Google est donc une nouvelle fois sanctionnée par l’UE pour ses pratiques d’abus de position dominante. On entend deux sons de cloches. Certains soulignent cette aubaine financière pour l’Europe et ses pays membres. D’autres s’enthousiasment de cette action qualifiée de politique qui mettrait de l’ordre dans la nouvelle économie, un nouveau monde sauvage dirait-on.
Aucune de ces lectures des sanctions de la Commission n’éclaire suffisamment la complexité des enjeux. Y voir une opportunité financière est tout simplement dégrader l’action de la Commission et c’est peu honorable pour les Etats membres supposés y trouver un intérêt immédiat dans le contexte post-Brexit. Et par ailleurs se féliciter béatement de la sanction est méconnaître la nature des changements de paradigmes qui influencent les relations entre les acteurs technologiques, économiques et commerciaux au cœur de ces éco-systèmes.
Il est temps d’avoir la clairvoyance de reconnaître l’installation durable et irréversible de nouveaux acteurs économiques qui de par leur modus operandi ont instauré de nouveaux rapports économiques pour la production de plus-values.
Les précurseurs qui laissent ouvert et libre l’accès à tout ou partie de leur innovations, acquièrent une position centrale, voire dominante, et leur développement en rhizome permet à une quantité d’autres acteurs d'émerger en tant que potentiels nœuds de développement.
La position dominante dont il est question est donc constitutive de la dynamique à l’œuvre. C’est ce développement nodal qui permet l’émergence des startups prestataires de services. Les innovations réalisées permettent d’ailleurs, entre autres, une gestion publique plus en phase avec les besoins et plus efficace, je pense notamment aux applications smart cities.
Demain, d’autres sociétés tomberont inévitablement sous le coup des sanctions. Se contenter de sanctionner sans entrer dans une logique collaborative avec les acteurs concernés pour favoriser l’élaboration de solutions, c’est prendre le risque de voir nos actions réduites à la recherche d’opportunités financières. Eviter cet écueil, c’est vouloir donner à l’Europe et à tous les Etats membres un rôle central à jouer pour une meilleure intégration démocratique de la nouvelle économie.

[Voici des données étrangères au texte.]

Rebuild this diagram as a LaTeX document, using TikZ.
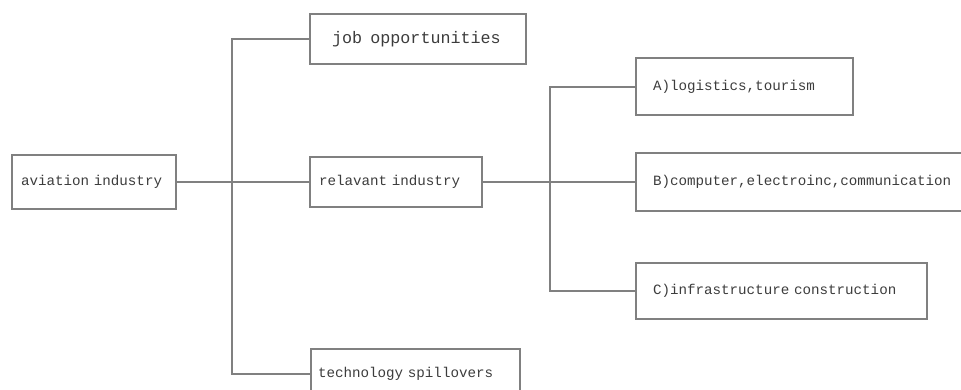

Certes il faut réguler, réglementer. C’est le rôle de la Commission et l’Europe montre à quel point elle peut être leader en matière d’éthique démocratique et de protection des libertés individuelles dont la protection de la vie privée est un fondement. Le Règlement Général pour la Protection des Données (RGPD) en est exemplaire. Nous montrons ainsi notre capacité à mettre en place des contrepoids efficaces face aux excès de cette nouvelle économie. Car l’enjeu est aussi idéologique face à l’offensive des radicaux du néolibéralisme qui instrumentalisent la dynamique attractive de l’innovation au profit d’intérêts particuliers.